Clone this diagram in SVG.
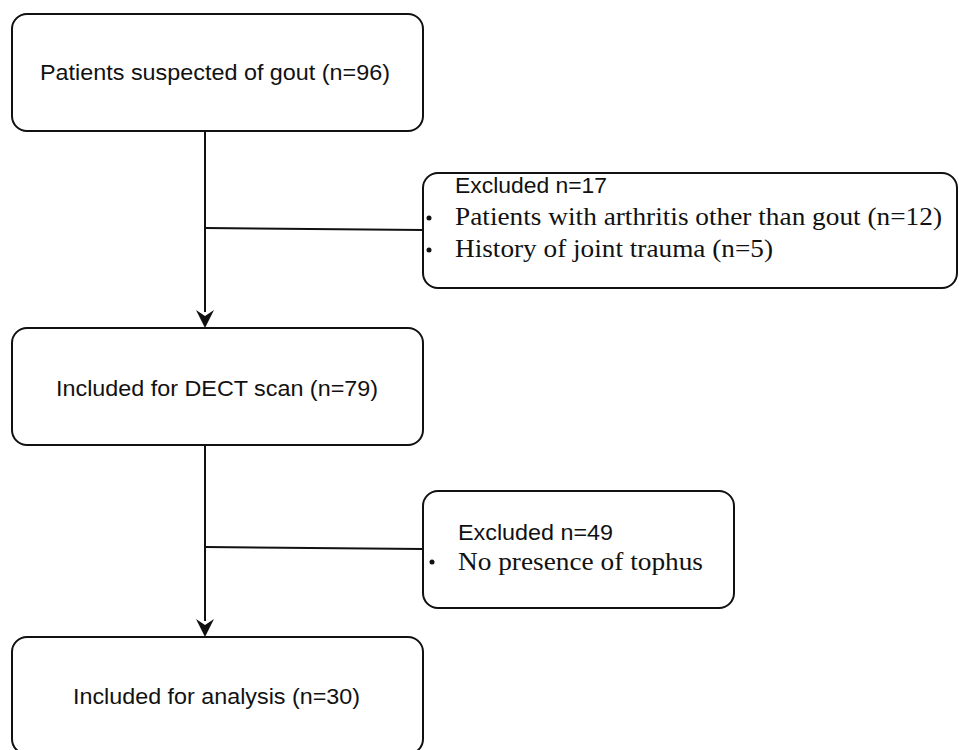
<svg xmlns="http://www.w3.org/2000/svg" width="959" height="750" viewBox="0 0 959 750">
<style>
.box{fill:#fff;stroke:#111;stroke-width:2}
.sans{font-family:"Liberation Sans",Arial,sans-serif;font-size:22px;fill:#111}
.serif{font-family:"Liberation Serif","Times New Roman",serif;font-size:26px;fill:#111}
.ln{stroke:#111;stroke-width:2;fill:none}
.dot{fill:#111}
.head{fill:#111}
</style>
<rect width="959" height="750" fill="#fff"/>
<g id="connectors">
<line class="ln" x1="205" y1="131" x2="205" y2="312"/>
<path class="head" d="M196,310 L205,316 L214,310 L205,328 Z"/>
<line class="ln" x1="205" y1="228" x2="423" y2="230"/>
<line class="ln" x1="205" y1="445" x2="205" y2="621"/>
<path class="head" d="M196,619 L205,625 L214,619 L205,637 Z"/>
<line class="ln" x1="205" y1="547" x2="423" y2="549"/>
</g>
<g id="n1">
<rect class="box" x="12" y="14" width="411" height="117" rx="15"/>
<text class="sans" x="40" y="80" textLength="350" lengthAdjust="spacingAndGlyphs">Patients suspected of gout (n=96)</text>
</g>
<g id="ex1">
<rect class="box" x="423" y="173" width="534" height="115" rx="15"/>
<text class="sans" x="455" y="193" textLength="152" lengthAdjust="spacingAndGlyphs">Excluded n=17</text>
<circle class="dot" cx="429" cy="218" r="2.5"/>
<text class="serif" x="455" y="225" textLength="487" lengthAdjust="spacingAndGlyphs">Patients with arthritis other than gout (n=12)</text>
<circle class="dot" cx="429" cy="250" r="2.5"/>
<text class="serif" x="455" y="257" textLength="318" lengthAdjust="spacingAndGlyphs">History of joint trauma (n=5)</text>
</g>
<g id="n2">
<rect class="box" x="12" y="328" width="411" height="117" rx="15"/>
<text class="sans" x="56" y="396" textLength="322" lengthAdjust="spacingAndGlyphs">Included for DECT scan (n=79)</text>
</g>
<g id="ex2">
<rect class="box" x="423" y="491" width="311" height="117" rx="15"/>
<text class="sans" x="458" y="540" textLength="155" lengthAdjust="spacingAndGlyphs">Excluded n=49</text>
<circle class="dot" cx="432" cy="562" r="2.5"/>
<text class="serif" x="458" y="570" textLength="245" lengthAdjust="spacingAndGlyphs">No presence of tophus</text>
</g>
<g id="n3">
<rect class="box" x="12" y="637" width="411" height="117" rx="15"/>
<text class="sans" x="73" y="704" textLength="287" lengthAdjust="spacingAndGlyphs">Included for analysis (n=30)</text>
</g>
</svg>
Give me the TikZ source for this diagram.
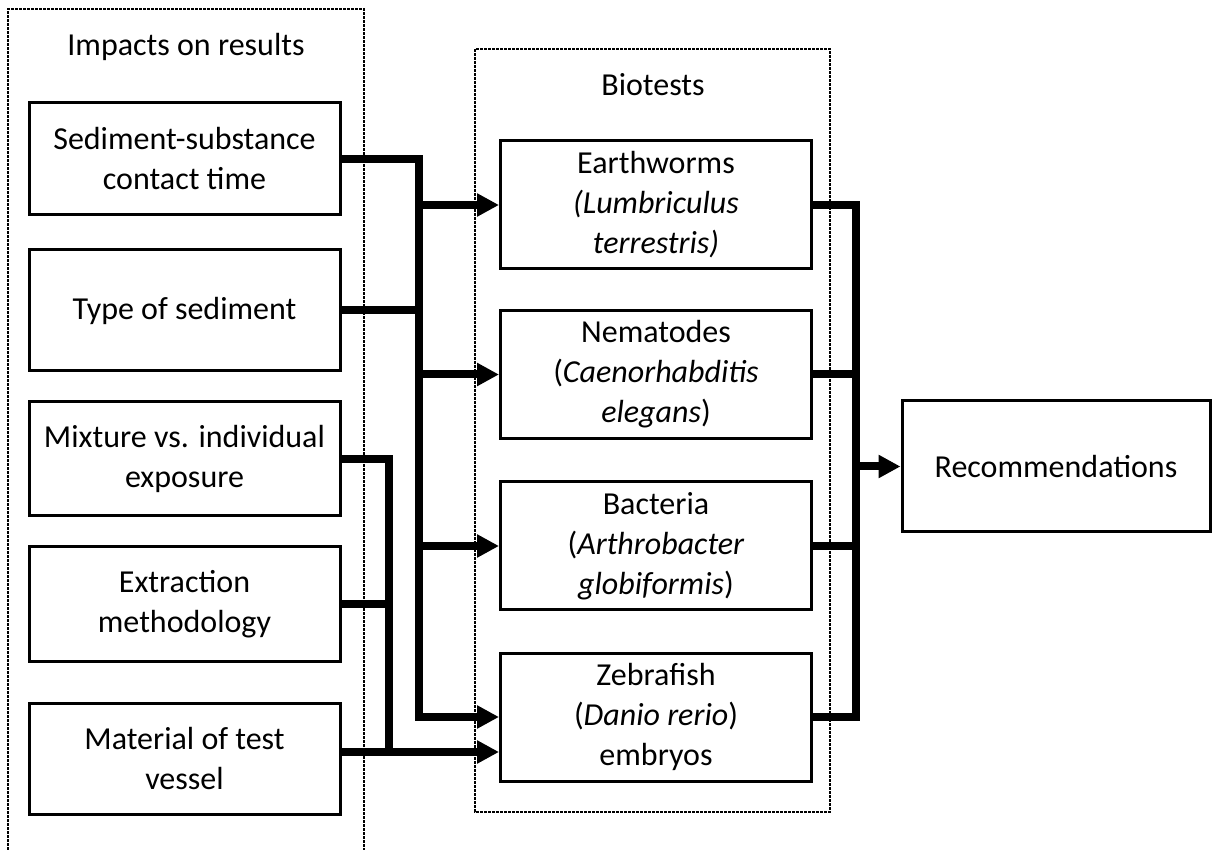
▬▬▬
_WORK INSTRUCTIONS_
Reproduce the entries above without change, omitting all pictures.

_WORKED ANSWER_
Clone this diagram in SVG.
<svg xmlns="http://www.w3.org/2000/svg" width="959" height="750" viewBox="0 0 959 750">
<style>
.box{fill:#fff;stroke:#111;stroke-width:2}
.sans{font-family:"Liberation Sans",Arial,sans-serif;font-size:22px;fill:#111}
.serif{font-family:"Liberation Serif","Times New Roman",serif;font-size:26px;fill:#111}
.ln{stroke:#111;stroke-width:2;fill:none}
.dot{fill:#111}
.head{fill:#111}
</style>
<rect width="959" height="750" fill="#fff"/>
<g id="connectors">
<line class="ln" x1="205" y1="131" x2="205" y2="312"/>
<path class="head" d="M196,310 L205,316 L214,310 L205,328 Z"/>
<line class="ln" x1="205" y1="228" x2="423" y2="230"/>
<line class="ln" x1="205" y1="445" x2="205" y2="621"/>
<path class="head" d="M196,619 L205,625 L214,619 L205,637 Z"/>
<line class="ln" x1="205" y1="547" x2="423" y2="549"/>
</g>
<g id="n1">
<rect class="box" x="12" y="14" width="411" height="117" rx="15"/>
<text class="sans" x="40" y="80" textLength="350" lengthAdjust="spacingAndGlyphs">Patients suspected of gout (n=96)</text>
</g>
<g id="ex1">
<rect class="box" x="423" y="173" width="534" height="115" rx="15"/>
<text class="sans" x="455" y="193" textLength="152" lengthAdjust="spacingAndGlyphs">Excluded n=17</text>
<circle class="dot" cx="429" cy="218" r="2.5"/>
<text class="serif" x="455" y="225" textLength="487" lengthAdjust="spacingAndGlyphs">Patients with arthritis other than gout (n=12)</text>
<circle class="dot" cx="429" cy="250" r="2.5"/>
<text class="serif" x="455" y="257" textLength="318" lengthAdjust="spacingAndGlyphs">History of joint trauma (n=5)</text>
</g>
<g id="n2">
<rect class="box" x="12" y="328" width="411" height="117" rx="15"/>
<text class="sans" x="56" y="396" textLength="322" lengthAdjust="spacingAndGlyphs">Included for DECT scan (n=79)</text>
</g>
<g id="ex2">
<rect class="box" x="423" y="491" width="311" height="117" rx="15"/>
<text class="sans" x="458" y="540" textLength="155" lengthAdjust="spacingAndGlyphs">Excluded n=49</text>
<circle class="dot" cx="432" cy="562" r="2.5"/>
<text class="serif" x="458" y="570" textLength="245" lengthAdjust="spacingAndGlyphs">No presence of tophus</text>
</g>
<g id="n3">
<rect class="box" x="12" y="637" width="411" height="117" rx="15"/>
<text class="sans" x="73" y="704" textLength="287" lengthAdjust="spacingAndGlyphs">Included for analysis (n=30)</text>
</g>
</svg>
Give me the TikZ source for this diagram.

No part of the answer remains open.